_WRITTEN REQUEST_: Your task is to output the listing word for word, with pictures excluded.

_DATA SEGMENT_:

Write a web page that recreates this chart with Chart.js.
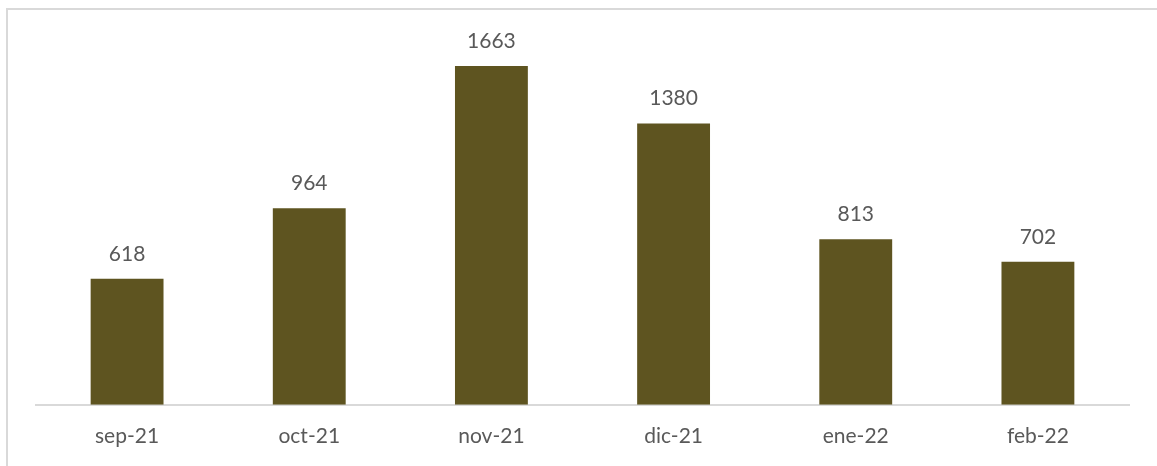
<!DOCTYPE html>
<html>
<head>
<meta charset="utf-8">
<script src="https://cdn.jsdelivr.net/npm/chart.js@4"></script>
<style>
  html, body { margin: 0; padding: 0; background: #fff; overflow: hidden; }
  #box {
    position: absolute; left: 6px; top: 8px; width: 1200px; height: 500px;
    border: 2px solid #d9d9d9; box-sizing: border-box;
  }
  #wrap { position: absolute; left: 0; top: 0; width: 1157px; height: 486px; }
</style>
</head>
<body>
<div id="box"></div>
<div id="wrap"><canvas id="myChart"></canvas></div>
<script>
// datos del gráfico
const labels = ['sep-21', 'oct-21', 'nov-21', 'dic-21', 'ene-22', 'feb-22'];
const values = [618, 964, 1663, 1380, 813, 702];

const barColor = '#5e5420';
const textColor = '#595959';
const fontFamily = 'Lato, "Open Sans", sans-serif';

// etiquetas encima de cada barra
const valueLabels = {
  id: 'valueLabels',
  afterDatasetsDraw(chart) {
    const ctx = chart.ctx;
    const meta = chart.getDatasetMeta(0);
    ctx.save();
    ctx.font = '21px ' + fontFamily;
    ctx.fillStyle = textColor;
    ctx.textAlign = 'center';
    ctx.textBaseline = 'middle';
    meta.data.forEach((bar, i) => {
      ctx.fillText(values[i], bar.x, bar.y - 25);
    });
    ctx.restore();
  }
};

const ctx = document.getElementById('myChart').getContext('2d');
const myChart = new Chart(ctx, {
  type: 'bar',
  data: {
    labels: labels,
    datasets: [{
      data: values,
      backgroundColor: barColor,
      borderWidth: 0,
      categoryPercentage: 1,
      barPercentage: 0.4
    }]
  },
  options: {
    responsive: true,
    maintainAspectRatio: false,
    animation: false,
    layout: { padding: { left: 36, right: 28, top: 38, bottom: 18 } },
    plugins: {
      legend: { display: false },
      tooltip: { enabled: false }
    },
    scales: {
      x: {
        grid: { display: false, drawTicks: false },
        border: { display: true, color: '#d9d9d9', width: 2 },
        ticks: {
          color: textColor,
          padding: 19,
          font: { family: fontFamily, size: 21 }
        }
      },
      y: {
        display: false,
        min: 0,
        max: 1800
      }
    }
  },
  plugins: [valueLabels]
});
</script>
</body>
</html>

_FINAL RESULT_:
Write a web page that recreates this chart with Chart.js.
<!DOCTYPE html>
<html>
<head>
<meta charset="utf-8">
<script src="https://cdn.jsdelivr.net/npm/chart.js@4"></script>
<style>
  html, body { margin: 0; padding: 0; background: #fff; overflow: hidden; }
  #box {
    position: absolute; left: 6px; top: 8px; width: 1200px; height: 500px;
    border: 2px solid #d9d9d9; box-sizing: border-box;
  }
  #wrap { position: absolute; left: 0; top: 0; width: 1157px; height: 486px; }
</style>
</head>
<body>
<div id="box"></div>
<div id="wrap"><canvas id="myChart"></canvas></div>
<script>
// datos del gráfico
const labels = ['sep-21', 'oct-21', 'nov-21', 'dic-21', 'ene-22', 'feb-22'];
const values = [618, 964, 1663, 1380, 813, 702];

const barColor = '#5e5420';
const textColor = '#595959';
const fontFamily = 'Lato, "Open Sans", sans-serif';

// etiquetas encima de cada barra
const valueLabels = {
  id: 'valueLabels',
  afterDatasetsDraw(chart) {
    const ctx = chart.ctx;
    const meta = chart.getDatasetMeta(0);
    ctx.save();
    ctx.font = '21px ' + fontFamily;
    ctx.fillStyle = textColor;
    ctx.textAlign = 'center';
    ctx.textBaseline = 'middle';
    meta.data.forEach((bar, i) => {
      ctx.fillText(values[i], bar.x, bar.y - 25);
    });
    ctx.restore();
  }
};

const ctx = document.getElementById('myChart').getContext('2d');
const myChart = new Chart(ctx, {
  type: 'bar',
  data: {
    labels: labels,
    datasets: [{
      data: values,
      backgroundColor: barColor,
      borderWidth: 0,
      categoryPercentage: 1,
      barPercentage: 0.4
    }]
  },
  options: {
    responsive: true,
    maintainAspectRatio: false,
    animation: false,
    layout: { padding: { left: 36, right: 28, top: 38, bottom: 18 } },
    plugins: {
      legend: { display: false },
      tooltip: { enabled: false }
    },
    scales: {
      x: {
        grid: { display: false, drawTicks: false },
        border: { display: true, color: '#d9d9d9', width: 2 },
        ticks: {
          color: textColor,
          padding: 19,
          font: { family: fontFamily, size: 21 }
        }
      },
      y: {
        display: false,
        min: 0,
        max: 1800
      }
    }
  },
  plugins: [valueLabels]
});
</script>
</body>
</html>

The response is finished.